Copy out the data below verbatim.

(Records with drawing code)
<<<<

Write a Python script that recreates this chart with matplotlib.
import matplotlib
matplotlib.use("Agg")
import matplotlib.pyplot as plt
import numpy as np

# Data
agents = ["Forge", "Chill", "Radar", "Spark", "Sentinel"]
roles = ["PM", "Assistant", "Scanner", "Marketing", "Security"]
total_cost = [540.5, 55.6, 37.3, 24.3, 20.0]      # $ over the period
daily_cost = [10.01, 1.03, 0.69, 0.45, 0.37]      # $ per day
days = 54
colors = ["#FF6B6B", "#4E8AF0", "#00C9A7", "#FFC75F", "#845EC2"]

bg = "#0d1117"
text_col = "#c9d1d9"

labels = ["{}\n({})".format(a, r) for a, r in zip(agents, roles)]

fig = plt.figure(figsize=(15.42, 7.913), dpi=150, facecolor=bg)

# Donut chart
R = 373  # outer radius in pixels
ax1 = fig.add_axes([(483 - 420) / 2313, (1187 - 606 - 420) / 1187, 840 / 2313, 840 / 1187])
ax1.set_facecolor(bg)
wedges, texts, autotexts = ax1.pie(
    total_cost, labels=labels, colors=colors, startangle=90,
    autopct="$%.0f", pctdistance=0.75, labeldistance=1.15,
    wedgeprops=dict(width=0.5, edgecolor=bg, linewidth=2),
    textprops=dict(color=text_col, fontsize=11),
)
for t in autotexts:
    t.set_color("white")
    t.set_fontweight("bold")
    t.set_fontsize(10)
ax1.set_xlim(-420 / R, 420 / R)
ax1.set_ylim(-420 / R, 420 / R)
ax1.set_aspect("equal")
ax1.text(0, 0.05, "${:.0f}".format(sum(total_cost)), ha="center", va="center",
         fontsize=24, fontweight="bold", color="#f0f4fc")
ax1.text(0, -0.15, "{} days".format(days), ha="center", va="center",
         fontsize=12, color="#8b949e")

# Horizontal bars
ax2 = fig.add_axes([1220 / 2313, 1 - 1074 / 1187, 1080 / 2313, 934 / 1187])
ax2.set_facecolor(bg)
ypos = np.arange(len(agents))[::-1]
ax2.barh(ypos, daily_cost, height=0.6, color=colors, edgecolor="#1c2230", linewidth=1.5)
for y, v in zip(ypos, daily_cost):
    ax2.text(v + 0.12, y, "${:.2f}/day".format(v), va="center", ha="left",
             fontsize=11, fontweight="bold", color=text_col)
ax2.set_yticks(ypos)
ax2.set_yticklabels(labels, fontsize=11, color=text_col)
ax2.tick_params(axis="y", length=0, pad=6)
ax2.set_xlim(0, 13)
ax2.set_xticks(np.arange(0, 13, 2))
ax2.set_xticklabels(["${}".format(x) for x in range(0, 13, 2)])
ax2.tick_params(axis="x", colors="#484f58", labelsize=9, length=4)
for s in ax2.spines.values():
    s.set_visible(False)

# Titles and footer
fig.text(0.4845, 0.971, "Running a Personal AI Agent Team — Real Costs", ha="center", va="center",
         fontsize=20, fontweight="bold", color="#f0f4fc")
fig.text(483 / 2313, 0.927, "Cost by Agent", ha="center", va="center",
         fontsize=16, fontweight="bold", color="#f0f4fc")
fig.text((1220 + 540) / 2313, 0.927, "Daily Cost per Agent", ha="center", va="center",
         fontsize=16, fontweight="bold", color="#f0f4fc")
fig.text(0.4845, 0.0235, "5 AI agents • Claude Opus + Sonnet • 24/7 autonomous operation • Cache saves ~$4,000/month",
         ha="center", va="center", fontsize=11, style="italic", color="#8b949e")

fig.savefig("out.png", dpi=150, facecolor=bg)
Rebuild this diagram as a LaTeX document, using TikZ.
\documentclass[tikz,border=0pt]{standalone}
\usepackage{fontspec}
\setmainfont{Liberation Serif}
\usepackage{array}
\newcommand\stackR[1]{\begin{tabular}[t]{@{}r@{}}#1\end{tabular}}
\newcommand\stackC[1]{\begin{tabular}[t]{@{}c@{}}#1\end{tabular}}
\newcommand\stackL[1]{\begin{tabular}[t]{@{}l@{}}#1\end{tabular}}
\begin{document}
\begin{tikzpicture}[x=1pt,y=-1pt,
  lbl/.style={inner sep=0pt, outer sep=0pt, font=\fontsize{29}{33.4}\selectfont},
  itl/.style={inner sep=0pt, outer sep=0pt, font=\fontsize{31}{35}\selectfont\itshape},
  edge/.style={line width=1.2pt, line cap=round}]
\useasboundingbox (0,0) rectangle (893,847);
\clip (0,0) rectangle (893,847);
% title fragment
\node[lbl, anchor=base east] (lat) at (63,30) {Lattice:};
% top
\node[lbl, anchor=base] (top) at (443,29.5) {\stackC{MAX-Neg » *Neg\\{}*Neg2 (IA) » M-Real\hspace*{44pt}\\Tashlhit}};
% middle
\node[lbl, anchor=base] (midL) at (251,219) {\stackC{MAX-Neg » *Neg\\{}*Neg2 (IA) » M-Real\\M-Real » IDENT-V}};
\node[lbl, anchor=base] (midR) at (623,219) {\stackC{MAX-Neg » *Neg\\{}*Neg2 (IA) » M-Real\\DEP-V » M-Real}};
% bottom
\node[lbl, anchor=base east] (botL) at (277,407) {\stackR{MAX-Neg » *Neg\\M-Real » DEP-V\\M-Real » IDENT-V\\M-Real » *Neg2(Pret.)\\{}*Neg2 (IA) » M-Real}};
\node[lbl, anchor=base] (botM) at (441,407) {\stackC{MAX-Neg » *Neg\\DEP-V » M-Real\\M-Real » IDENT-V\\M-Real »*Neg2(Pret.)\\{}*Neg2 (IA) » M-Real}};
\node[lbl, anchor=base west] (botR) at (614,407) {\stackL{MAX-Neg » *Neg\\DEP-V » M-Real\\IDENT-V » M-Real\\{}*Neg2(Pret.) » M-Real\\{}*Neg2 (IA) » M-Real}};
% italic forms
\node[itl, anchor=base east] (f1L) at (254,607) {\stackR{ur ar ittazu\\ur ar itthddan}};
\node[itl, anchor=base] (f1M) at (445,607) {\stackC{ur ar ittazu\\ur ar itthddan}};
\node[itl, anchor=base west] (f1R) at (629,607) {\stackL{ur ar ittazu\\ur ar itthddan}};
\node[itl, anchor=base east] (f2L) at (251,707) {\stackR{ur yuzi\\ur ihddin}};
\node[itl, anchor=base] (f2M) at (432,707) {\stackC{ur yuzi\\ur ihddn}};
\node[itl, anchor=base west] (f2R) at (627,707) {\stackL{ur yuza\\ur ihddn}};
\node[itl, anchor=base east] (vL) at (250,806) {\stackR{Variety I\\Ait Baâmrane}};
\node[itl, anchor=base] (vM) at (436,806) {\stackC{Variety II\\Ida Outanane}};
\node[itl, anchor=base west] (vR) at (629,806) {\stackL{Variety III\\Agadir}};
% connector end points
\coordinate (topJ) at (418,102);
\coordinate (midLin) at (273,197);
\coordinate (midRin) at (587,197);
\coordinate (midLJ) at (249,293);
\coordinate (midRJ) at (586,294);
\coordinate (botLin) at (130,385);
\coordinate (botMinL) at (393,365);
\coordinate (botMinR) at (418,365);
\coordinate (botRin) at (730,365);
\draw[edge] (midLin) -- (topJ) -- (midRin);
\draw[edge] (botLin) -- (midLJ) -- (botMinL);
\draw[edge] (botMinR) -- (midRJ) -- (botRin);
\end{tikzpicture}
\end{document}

>>>>

== OUTPUT ==
Write a Python script that recreates this chart with matplotlib.
import matplotlib
matplotlib.use("Agg")
import matplotlib.pyplot as plt
import numpy as np

# Data
agents = ["Forge", "Chill", "Radar", "Spark", "Sentinel"]
roles = ["PM", "Assistant", "Scanner", "Marketing", "Security"]
total_cost = [540.5, 55.6, 37.3, 24.3, 20.0]      # $ over the period
daily_cost = [10.01, 1.03, 0.69, 0.45, 0.37]      # $ per day
days = 54
colors = ["#FF6B6B", "#4E8AF0", "#00C9A7", "#FFC75F", "#845EC2"]

bg = "#0d1117"
text_col = "#c9d1d9"

labels = ["{}\n({})".format(a, r) for a, r in zip(agents, roles)]

fig = plt.figure(figsize=(15.42, 7.913), dpi=150, facecolor=bg)

# Donut chart
R = 373  # outer radius in pixels
ax1 = fig.add_axes([(483 - 420) / 2313, (1187 - 606 - 420) / 1187, 840 / 2313, 840 / 1187])
ax1.set_facecolor(bg)
wedges, texts, autotexts = ax1.pie(
    total_cost, labels=labels, colors=colors, startangle=90,
    autopct="$%.0f", pctdistance=0.75, labeldistance=1.15,
    wedgeprops=dict(width=0.5, edgecolor=bg, linewidth=2),
    textprops=dict(color=text_col, fontsize=11),
)
for t in autotexts:
    t.set_color("white")
    t.set_fontweight("bold")
    t.set_fontsize(10)
ax1.set_xlim(-420 / R, 420 / R)
ax1.set_ylim(-420 / R, 420 / R)
ax1.set_aspect("equal")
ax1.text(0, 0.05, "${:.0f}".format(sum(total_cost)), ha="center", va="center",
         fontsize=24, fontweight="bold", color="#f0f4fc")
ax1.text(0, -0.15, "{} days".format(days), ha="center", va="center",
         fontsize=12, color="#8b949e")

# Horizontal bars
ax2 = fig.add_axes([1220 / 2313, 1 - 1074 / 1187, 1080 / 2313, 934 / 1187])
ax2.set_facecolor(bg)
ypos = np.arange(len(agents))[::-1]
ax2.barh(ypos, daily_cost, height=0.6, color=colors, edgecolor="#1c2230", linewidth=1.5)
for y, v in zip(ypos, daily_cost):
    ax2.text(v + 0.12, y, "${:.2f}/day".format(v), va="center", ha="left",
             fontsize=11, fontweight="bold", color=text_col)
ax2.set_yticks(ypos)
ax2.set_yticklabels(labels, fontsize=11, color=text_col)
ax2.tick_params(axis="y", length=0, pad=6)
ax2.set_xlim(0, 13)
ax2.set_xticks(np.arange(0, 13, 2))
ax2.set_xticklabels(["${}".format(x) for x in range(0, 13, 2)])
ax2.tick_params(axis="x", colors="#484f58", labelsize=9, length=4)
for s in ax2.spines.values():
    s.set_visible(False)

# Titles and footer
fig.text(0.4845, 0.971, "Running a Personal AI Agent Team — Real Costs", ha="center", va="center",
         fontsize=20, fontweight="bold", color="#f0f4fc")
fig.text(483 / 2313, 0.927, "Cost by Agent", ha="center", va="center",
         fontsize=16, fontweight="bold", color="#f0f4fc")
fig.text((1220 + 540) / 2313, 0.927, "Daily Cost per Agent", ha="center", va="center",
         fontsize=16, fontweight="bold", color="#f0f4fc")
fig.text(0.4845, 0.0235, "5 AI agents • Claude Opus + Sonnet • 24/7 autonomous operation • Cache saves ~$4,000/month",
         ha="center", va="center", fontsize=11, style="italic", color="#8b949e")

fig.savefig("out.png", dpi=150, facecolor=bg)
Rebuild this diagram as a LaTeX document, using TikZ.
\documentclass[tikz,border=0pt]{standalone}
\usepackage{fontspec}
\setmainfont{Liberation Serif}
\usepackage{array}
\newcommand\stackR[1]{\begin{tabular}[t]{@{}r@{}}#1\end{tabular}}
\newcommand\stackC[1]{\begin{tabular}[t]{@{}c@{}}#1\end{tabular}}
\newcommand\stackL[1]{\begin{tabular}[t]{@{}l@{}}#1\end{tabular}}
\begin{document}
\begin{tikzpicture}[x=1pt,y=-1pt,
  lbl/.style={inner sep=0pt, outer sep=0pt, font=\fontsize{29}{33.4}\selectfont},
  itl/.style={inner sep=0pt, outer sep=0pt, font=\fontsize{31}{35}\selectfont\itshape},
  edge/.style={line width=1.2pt, line cap=round}]
\useasboundingbox (0,0) rectangle (893,847);
\clip (0,0) rectangle (893,847);
% title fragment
\node[lbl, anchor=base east] (lat) at (63,30) {Lattice:};
% top
\node[lbl, anchor=base] (top) at (443,29.5) {\stackC{MAX-Neg » *Neg\\{}*Neg2 (IA) » M-Real\hspace*{44pt}\\Tashlhit}};
% middle
\node[lbl, anchor=base] (midL) at (251,219) {\stackC{MAX-Neg » *Neg\\{}*Neg2 (IA) » M-Real\\M-Real » IDENT-V}};
\node[lbl, anchor=base] (midR) at (623,219) {\stackC{MAX-Neg » *Neg\\{}*Neg2 (IA) » M-Real\\DEP-V » M-Real}};
% bottom
\node[lbl, anchor=base east] (botL) at (277,407) {\stackR{MAX-Neg » *Neg\\M-Real » DEP-V\\M-Real » IDENT-V\\M-Real » *Neg2(Pret.)\\{}*Neg2 (IA) » M-Real}};
\node[lbl, anchor=base] (botM) at (441,407) {\stackC{MAX-Neg » *Neg\\DEP-V » M-Real\\M-Real » IDENT-V\\M-Real »*Neg2(Pret.)\\{}*Neg2 (IA) » M-Real}};
\node[lbl, anchor=base west] (botR) at (614,407) {\stackL{MAX-Neg » *Neg\\DEP-V » M-Real\\IDENT-V » M-Real\\{}*Neg2(Pret.) » M-Real\\{}*Neg2 (IA) » M-Real}};
% italic forms
\node[itl, anchor=base east] (f1L) at (254,607) {\stackR{ur ar ittazu\\ur ar itthddan}};
\node[itl, anchor=base] (f1M) at (445,607) {\stackC{ur ar ittazu\\ur ar itthddan}};
\node[itl, anchor=base west] (f1R) at (629,607) {\stackL{ur ar ittazu\\ur ar itthddan}};
\node[itl, anchor=base east] (f2L) at (251,707) {\stackR{ur yuzi\\ur ihddin}};
\node[itl, anchor=base] (f2M) at (432,707) {\stackC{ur yuzi\\ur ihddn}};
\node[itl, anchor=base west] (f2R) at (627,707) {\stackL{ur yuza\\ur ihddn}};
\node[itl, anchor=base east] (vL) at (250,806) {\stackR{Variety I\\Ait Baâmrane}};
\node[itl, anchor=base] (vM) at (436,806) {\stackC{Variety II\\Ida Outanane}};
\node[itl, anchor=base west] (vR) at (629,806) {\stackL{Variety III\\Agadir}};
% connector end points
\coordinate (topJ) at (418,102);
\coordinate (midLin) at (273,197);
\coordinate (midRin) at (587,197);
\coordinate (midLJ) at (249,293);
\coordinate (midRJ) at (586,294);
\coordinate (botLin) at (130,385);
\coordinate (botMinL) at (393,365);
\coordinate (botMinR) at (418,365);
\coordinate (botRin) at (730,365);
\draw[edge] (midLin) -- (topJ) -- (midRin);
\draw[edge] (botLin) -- (midLJ) -- (botMinL);
\draw[edge] (botMinR) -- (midRJ) -- (botRin);
\end{tikzpicture}
\end{document}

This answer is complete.